Essa é a opinião de três em cada quatro ONGs ouvidas pelo Anuário Gestão Ambiental.

Empresas não são principal fonte de financiamento
Três é o número médio de fontes de financiamento das ONGs, sendo que parte considerável dos recursos vem de contribuição dos sócios (28%), de doações (17%), financiamentos governamentais nacionais (12%), enquanto outros 12% vêm de financiamentos de empresas, fundações ou instituições empresariais. Noventa e nove ONGs declararam que, em 2007, vão trabalhar com recursos de R$ 92 milhões, contra os R$ 66 milhões gastos por 113 ONGs, em 2006.

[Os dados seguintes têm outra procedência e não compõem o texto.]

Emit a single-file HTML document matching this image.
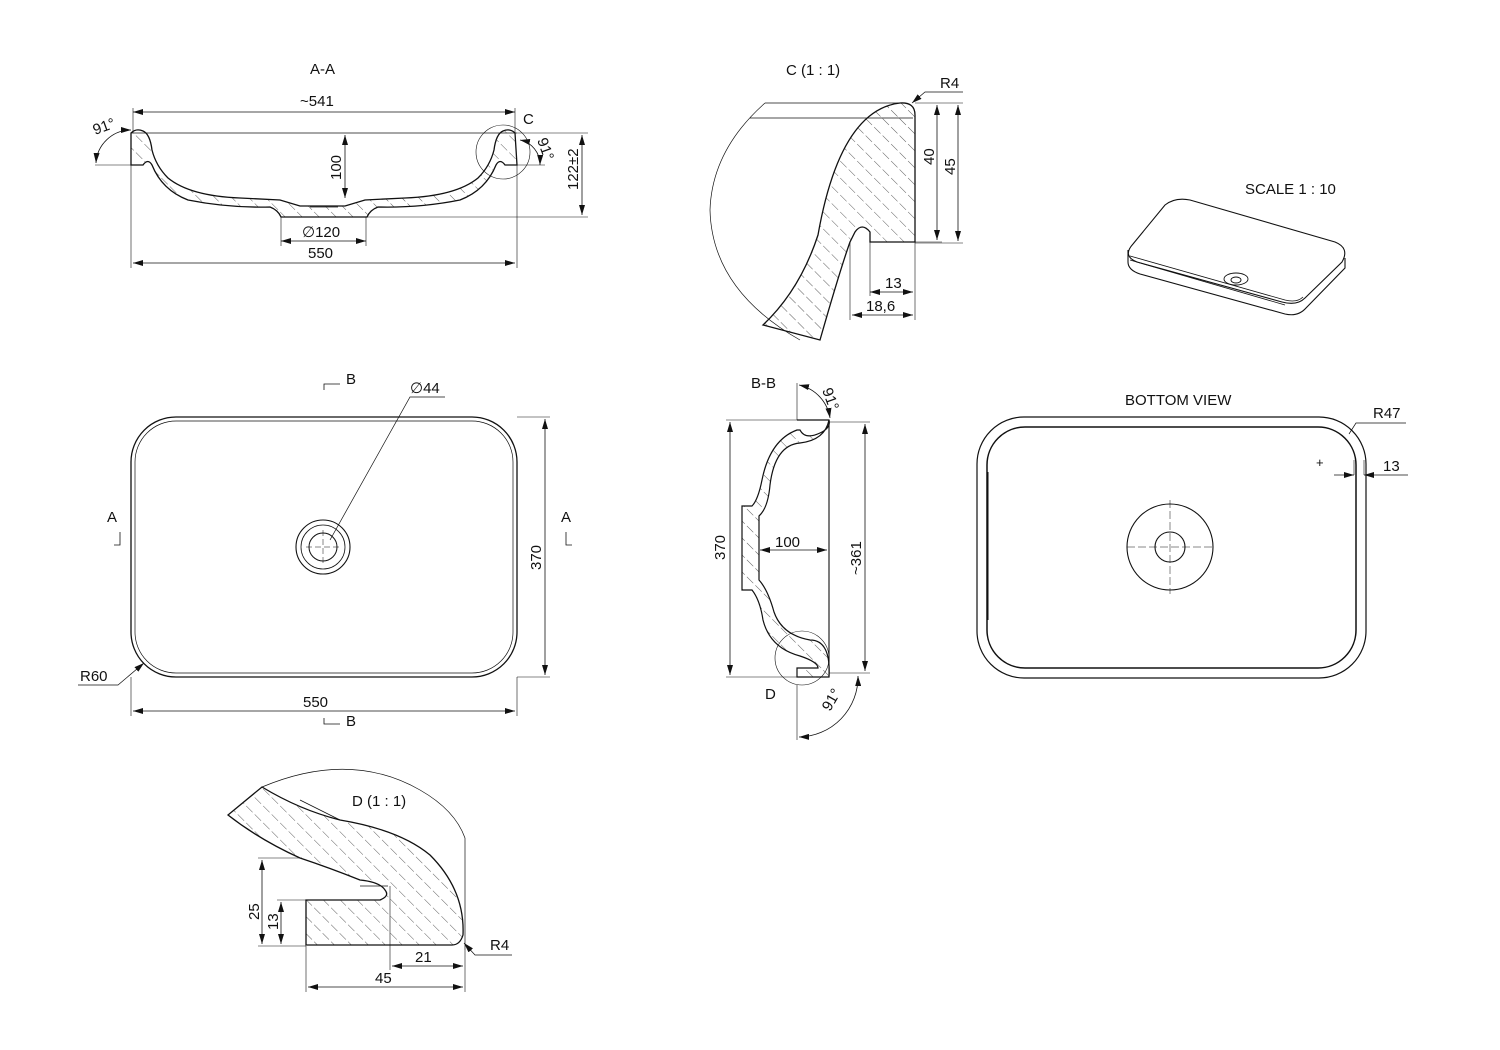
<!DOCTYPE html>
<html><head><meta charset="utf-8"><style>
html,body{margin:0;padding:0;background:#fff}
svg{display:block}
text{font-family:"Liberation Sans",sans-serif;font-size:15px;fill:#111}
</style></head><body>
<svg width="1500" height="1050" viewBox="0 0 1500 1050" xmlns="http://www.w3.org/2000/svg">
<defs>
<pattern id="h" width="12" height="12" patternUnits="userSpaceOnUse" patternTransform="rotate(-45)">
<line x1="0" y1="0" x2="0" y2="12" stroke="#333" stroke-width="0.8" stroke-dasharray="9,3"/>
</pattern>
<marker id="a" markerWidth="10" markerHeight="6" refX="10" refY="3" orient="auto-start-reverse" markerUnits="userSpaceOnUse"><path d="M0,0 L10,3 L0,6z" fill="#111"/></marker>
</defs>
<g fill="none" stroke="#111" stroke-width="1">

<!-- ===== A-A ===== -->
<text x="310" y="74" stroke="none">A-A</text>
<line x1="131" y1="133" x2="517" y2="133" stroke-width="0.8"/>
<path d="M131,133 Q136,128 143,131 Q150,134 152,150 Q156,166 168,178 Q190,196 240,198 L280,200 L300,206 L345,206 L365,200 L405,198 Q456,196 478,178 Q490,166 494,150 Q496,134 503,131 Q510,128 515,133 L517,165 L505,165 Q500,158 496,165 Q486,190 460,200 Q420,208 378,207 Q370,210 367,217 L281,217 Q278,210 270,207 Q228,208 188,200 Q162,190 152,165 Q148,158 143,165 L131,165 Z" fill="url(#h)" stroke-width="1.3"/>
<line x1="310" y1="207" x2="338" y2="207" stroke-width="0.8"/>
<circle cx="503" cy="152" r="27" stroke-width="0.6"/>
<text x="523" y="124" stroke="none">C</text>
<line x1="133" y1="112" x2="515" y2="112" marker-start="url(#a)" marker-end="url(#a)" stroke-width="0.8"/>
<line x1="133" y1="108" x2="133" y2="133" stroke-width="0.6"/><line x1="515" y1="108" x2="515" y2="133" stroke-width="0.6"/>
<text x="300" y="106" stroke="none">~541</text>
<line x1="131" y1="165" x2="131" y2="268" stroke-width="0.6"/><line x1="517" y1="165" x2="517" y2="268" stroke-width="0.6"/>
<line x1="133" y1="263" x2="515" y2="263" marker-start="url(#a)" marker-end="url(#a)" stroke-width="0.8"/>
<text x="308" y="258" stroke="none">550</text>
<line x1="281" y1="217" x2="281" y2="246" stroke-width="0.6"/><line x1="366" y1="217" x2="366" y2="246" stroke-width="0.6"/>
<line x1="281" y1="241" x2="366" y2="241" marker-start="url(#a)" marker-end="url(#a)" stroke-width="0.8"/>
<text x="302" y="237" stroke="none">∅120</text>
<line x1="345" y1="135" x2="345" y2="198" marker-start="url(#a)" marker-end="url(#a)" stroke-width="0.8"/>
<text transform="translate(341,180) rotate(-90)" stroke="none">100</text>
<line x1="517" y1="133" x2="588" y2="133" stroke-width="0.6"/><line x1="367" y1="217" x2="588" y2="217" stroke-width="0.6"/>
<line x1="582" y1="135" x2="582" y2="215" marker-start="url(#a)" marker-end="url(#a)" stroke-width="0.8"/>
<text transform="translate(578,190) rotate(-90)" stroke="none">122±2</text>
<line x1="95" y1="165" x2="131" y2="165" stroke-width="0.6"/><line x1="517" y1="165" x2="545" y2="165" stroke-width="0.6"/>
<path d="M131,130 A35,35 0 0 0 96,163" marker-start="url(#a)" marker-end="url(#a)" stroke-width="0.8"/>
<path d="M520,140 A25,25 0 0 1 540,165" marker-start="url(#a)" marker-end="url(#a)" stroke-width="0.8"/>
<text transform="translate(95,135) rotate(-20)" stroke="none">91°</text>
<text transform="translate(537,140) rotate(70)" stroke="none">91°</text>

<!-- ===== C detail ===== -->
<text x="786" y="75" stroke="none">C  (1 : 1)</text>
<path d="M765,103 Q712,150 710,210 Q712,290 800,340" stroke-width="0.7"/>
<line x1="765" y1="103" x2="900" y2="103" stroke-width="0.7"/>
<line x1="750" y1="118" x2="913" y2="118" stroke-width="0.7"/>
<path d="M763,325 Q800,290 818,235 Q840,110 900,103 Q915,102 915,115 L915,242 L870,242 L870,232 Q862,222 855,232 L850,242 Q840,270 820,340 Z" fill="url(#h)" stroke-width="1.3"/>
<line x1="915" y1="243" x2="963" y2="243" stroke-width="0.6"/>
<line x1="870" y1="242" x2="942" y2="242" stroke-width="0.6"/>
<line x1="915" y1="103" x2="963" y2="103" stroke-width="0.6"/>
<line x1="937" y1="105" x2="937" y2="240" marker-start="url(#a)" marker-end="url(#a)" stroke-width="0.8"/>
<line x1="958" y1="105" x2="958" y2="241" marker-start="url(#a)" marker-end="url(#a)" stroke-width="0.8"/>
<text transform="translate(934,165) rotate(-90)" stroke="none">40</text>
<text transform="translate(955,175) rotate(-90)" stroke="none">45</text>
<path d="M963,92 L925,92 L912,103" stroke-width="0.7" marker-end="url(#a)"/>
<text x="940" y="88" stroke="none">R4</text>
<line x1="870" y1="242" x2="870" y2="296" stroke-width="0.6"/><line x1="850" y1="242" x2="850" y2="320" stroke-width="0.6"/><line x1="915" y1="242" x2="915" y2="320" stroke-width="0.6"/>
<line x1="870" y1="292" x2="913" y2="292" marker-start="url(#a)" marker-end="url(#a)" stroke-width="0.8"/>
<line x1="852" y1="315" x2="913" y2="315" marker-start="url(#a)" marker-end="url(#a)" stroke-width="0.8"/>
<text x="885" y="288" stroke="none">13</text>
<text x="866" y="311" stroke="none">18,6</text>

<!-- ===== 3D view ===== -->
<text x="1245" y="194" stroke="none">SCALE 1 : 10</text>
<path d="M1165,205 Q1175,197 1190,200 L1335,242 Q1350,248 1342,262 L1305,298 Q1297,306 1282,302 L1137,262 Q1122,256 1133,244 Z" stroke-width="1.1"/>
<path d="M1128,250 L1128,262 Q1128,270 1140,274 L1285,314 Q1298,317 1306,308 L1345,268 L1345,258" stroke-width="1.1"/>
<path d="M1130,256 L1285,300 Q1297,303 1303,297" stroke-width="0.8"/>
<path d="M1130,260 L1285,305" stroke-width="0.8"/>
<ellipse cx="1236" cy="279" rx="12" ry="6" stroke-width="0.9"/>
<ellipse cx="1236" cy="280" rx="5" ry="3" stroke-width="0.9"/>

<!-- ===== Top view ===== -->
<rect x="131" y="417" width="386" height="260" rx="45" stroke-width="1.3"/>
<rect x="135" y="421" width="378" height="252" rx="41" stroke-width="0.7"/>
<circle cx="323" cy="547" r="27" stroke-width="1.1"/>
<circle cx="323" cy="547" r="22" stroke-width="0.8"/>
<circle cx="323" cy="547" r="14" stroke-width="1"/>
<line x1="323" y1="530" x2="323" y2="564" stroke-width="0.5" stroke-dasharray="6,3"/>
<line x1="306" y1="547" x2="340" y2="547" stroke-width="0.5" stroke-dasharray="6,3"/>
<path d="M445,397 L410,397 L330,540" stroke-width="0.7"/>
<text x="410" y="393" stroke="none">∅44</text>
<line x1="517" y1="417" x2="550" y2="417" stroke-width="0.6"/><line x1="517" y1="677" x2="550" y2="677" stroke-width="0.6"/>
<line x1="545" y1="419" x2="545" y2="675" marker-start="url(#a)" marker-end="url(#a)" stroke-width="0.8"/>
<text transform="translate(541,570) rotate(-90)" stroke="none">370</text>
<line x1="131" y1="677" x2="131" y2="716" stroke-width="0.6"/><line x1="517" y1="677" x2="517" y2="716" stroke-width="0.6"/>
<line x1="133" y1="711" x2="515" y2="711" marker-start="url(#a)" marker-end="url(#a)" stroke-width="0.8"/>
<text x="303" y="707" stroke="none">550</text>
<path d="M78,685 L118,685 L144,663" stroke-width="0.7" marker-end="url(#a)"/>
<text x="80" y="681" stroke="none">R60</text>
<path d="M324,390 L324,384 L340,384" stroke-width="0.8"/><text x="346" y="384" stroke="none">B</text>
<path d="M324,718 L324,724 L340,724" stroke-width="0.8"/><text x="346" y="726" stroke="none">B</text>
<path d="M120,532 L120,545 L114,545" stroke-width="0.8"/><text x="107" y="522" stroke="none">A</text>
<path d="M566,532 L566,545 L572,545" stroke-width="0.8"/><text x="561" y="522" stroke="none">A</text>

<!-- ===== B-B ===== -->
<text x="751" y="388" stroke="none">B-B</text>
<line x1="829" y1="420" x2="829" y2="677" stroke-width="1.1"/>
<path d="M797,420 L829,420 Q831,428 820,433 Q805,440 800,430 L797,430 Q770,440 762,480 Q758,500 752,506 L742,506 L742,590 L752,590 Q760,600 763,620 Q770,648 800,656 Q818,662 818,668 L797,668 L797,677 L829,677 Q831,640 810,640 Q782,635 774,612 Q768,590 759,580 L759,516 Q768,508 770,485 Q775,445 800,443 Q825,440 829,420" fill="url(#h)" stroke-width="1.2"/>
<line x1="797" y1="410" x2="797" y2="420" stroke-width="0.6"/>
<circle cx="802" cy="658" r="27" stroke-width="0.6"/>
<text x="765" y="699" stroke="none">D</text>
<line x1="726" y1="420" x2="797" y2="420" stroke-width="0.6"/><line x1="726" y1="677" x2="797" y2="677" stroke-width="0.6"/>
<line x1="730" y1="422" x2="730" y2="675" marker-start="url(#a)" marker-end="url(#a)" stroke-width="0.8"/>
<text transform="translate(725,560) rotate(-90)" stroke="none">370</text>
<line x1="829" y1="422" x2="870" y2="422" stroke-width="0.6"/><line x1="829" y1="673" x2="870" y2="673" stroke-width="0.6"/>
<line x1="865" y1="424" x2="865" y2="671" marker-start="url(#a)" marker-end="url(#a)" stroke-width="0.8"/>
<text transform="translate(861,575) rotate(-90)" stroke="none">~361</text>
<line x1="760" y1="550" x2="827" y2="550" marker-start="url(#a)" marker-end="url(#a)" stroke-width="0.8"/>
<text x="775" y="547" stroke="none">100</text>
<line x1="797" y1="383" x2="797" y2="410" stroke-width="0.6"/>
<path d="M799,385 A40,40 0 0 1 830,418" marker-start="url(#a)" marker-end="url(#a)" stroke-width="0.8"/>
<text transform="translate(822,390) rotate(70)" stroke="none">91°</text>
<line x1="797" y1="685" x2="797" y2="740" stroke-width="0.6"/>
<path d="M858,676 A60,60 0 0 1 799,737" marker-start="url(#a)" marker-end="url(#a)" stroke-width="0.8"/>
<text transform="translate(830,712) rotate(-60)" stroke="none">91°</text>

<!-- ===== Bottom view ===== -->
<text x="1125" y="405" stroke="none">BOTTOM VIEW</text>
<rect x="977" y="417" width="389" height="261" rx="47" stroke-width="1.2"/>
<rect x="987" y="427" width="369" height="241" rx="38" stroke-width="1.5"/>
<line x1="988" y1="472" x2="988" y2="620" stroke-width="1"/>
<circle cx="1170" cy="547" r="43" stroke-width="1.1"/>
<circle cx="1170" cy="547" r="15" stroke-width="1.1"/>
<line x1="1170" y1="500" x2="1170" y2="594" stroke-width="0.5" stroke-dasharray="8,3"/>
<line x1="1127" y1="547" x2="1214" y2="547" stroke-width="0.5" stroke-dasharray="8,3"/>
<path d="M1406,423 L1356,423 L1349,434" stroke-width="0.7"/>
<text x="1373" y="418" stroke="none">R47</text>
<text x="1316" y="467" stroke="none" style="font-size:13px">+</text>
<line x1="1354" y1="460" x2="1354" y2="475" stroke-width="0.6"/><line x1="1364" y1="460" x2="1364" y2="475" stroke-width="0.6"/>
<line x1="1334" y1="475" x2="1354" y2="475" marker-end="url(#a)" stroke-width="0.8"/>
<line x1="1408" y1="475" x2="1364" y2="475" marker-end="url(#a)" stroke-width="0.8"/>
<text x="1383" y="471" stroke="none">13</text>

<!-- ===== D detail ===== -->
<path d="M262,787 Q350,750 420,790 Q455,810 465,838" stroke-width="0.7"/>
<line x1="465" y1="838" x2="465" y2="950" stroke-width="0.7"/>
<text x="352" y="806" stroke="none">D  (1 : 1)</text>
<path d="M228,815 L262,787 Q300,810 340,820 Q400,830 430,855 Q465,890 463,935 Q460,945 452,945 L306,945 L306,900 L380,900 Q390,896 385,890 Q380,882 360,880 Q330,868 300,858 Q260,840 228,815 Z" fill="url(#h)" stroke-width="1.3"/>
<line x1="300" y1="800" x2="340" y2="820" stroke-width="0.8"/>
<line x1="360" y1="886" x2="388" y2="886" stroke-width="0.7"/>
<line x1="258" y1="858" x2="302" y2="858" stroke-width="0.6"/><line x1="258" y1="946" x2="306" y2="946" stroke-width="0.6"/><line x1="277" y1="900" x2="306" y2="900" stroke-width="0.6"/>
<line x1="262" y1="860" x2="262" y2="944" marker-start="url(#a)" marker-end="url(#a)" stroke-width="0.8"/>
<line x1="281" y1="902" x2="281" y2="944" marker-start="url(#a)" marker-end="url(#a)" stroke-width="0.8"/>
<text transform="translate(259,920) rotate(-90)" stroke="none">25</text>
<text transform="translate(278,930) rotate(-90)" stroke="none">13</text>
<line x1="390" y1="886" x2="390" y2="970" stroke-width="0.6"/><line x1="306" y1="946" x2="306" y2="992" stroke-width="0.6"/><line x1="465" y1="950" x2="465" y2="992" stroke-width="0.6"/>
<line x1="392" y1="966" x2="463" y2="966" marker-start="url(#a)" marker-end="url(#a)" stroke-width="0.8"/>
<line x1="308" y1="987" x2="463" y2="987" marker-start="url(#a)" marker-end="url(#a)" stroke-width="0.8"/>
<text x="415" y="962" stroke="none">21</text>
<text x="375" y="983" stroke="none">45</text>
<path d="M512,955 L475,955 L464,943" stroke-width="0.7" marker-end="url(#a)"/>
<text x="490" y="950" stroke="none">R4</text>
</g>
</svg>
</body></html>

O movimento do terceiro setor no Brasil ainda está engatinhando. Cerca de 36% das ONGs pesquisadas têm entre um e cinco anos de idade, e apenas 8% delas funcionam há mais de 20 anos.

O que dizem as ONGs e o Ministério Público

62% das ONGs acham insatisfatório o trabalho do setor privado na área ambiental
79% dos procuradores defendem que o poluidor responda criminalmente mesmo tendo reparado o dano ambiental
85% dos procuradores consideram insatisfatório o trabalho das empresas na área ambiental

Praticas Ambientais do bem
44% das empresas entrevistadas só contratam fornecedores que empregam procedimentos de gestão ambiental
47% utilizam fontes renováveis de energia
49% pesquisam tecnologia para reduzir as emissões
59% possuem programas de plantio de árvores
61% têm, meta de redução do consumo de água e energia elétrica
85% praticam a coleta seletiva de lixo

Que levantamento é esse?
Com mais de 70 mil informações colhidas, o Anuário Gestão Ambiental levou sete meses para ficar pronto. Foram pesquisadas 412 empresas, entre as 500 maiores do país, que juntas faturam mais de R$ 900 bilhões e empregam 1,8 milhão de pessoas. Também foram pesquisados os 13 maiores bancos do país, inclusive o BNDES, além de 37 ONGs e 142 representantes do Ministério Público.

Perfil da empresas
Indústria e Agricultura 71%
Comércio 4%
Serviços 25%

Cinco principais entraves ao crescimento segundo as empresas(*)

93,69 % Carga tributária
69,17% Taxa de Juros
59,71 % Legislação trabalhista
53,60 % Corrupção
53,60 % Taxa de crescimento da economia
(*) As empresas puderam eleger mais de um entrave, por isso a soma dos percentuais passa de 100%.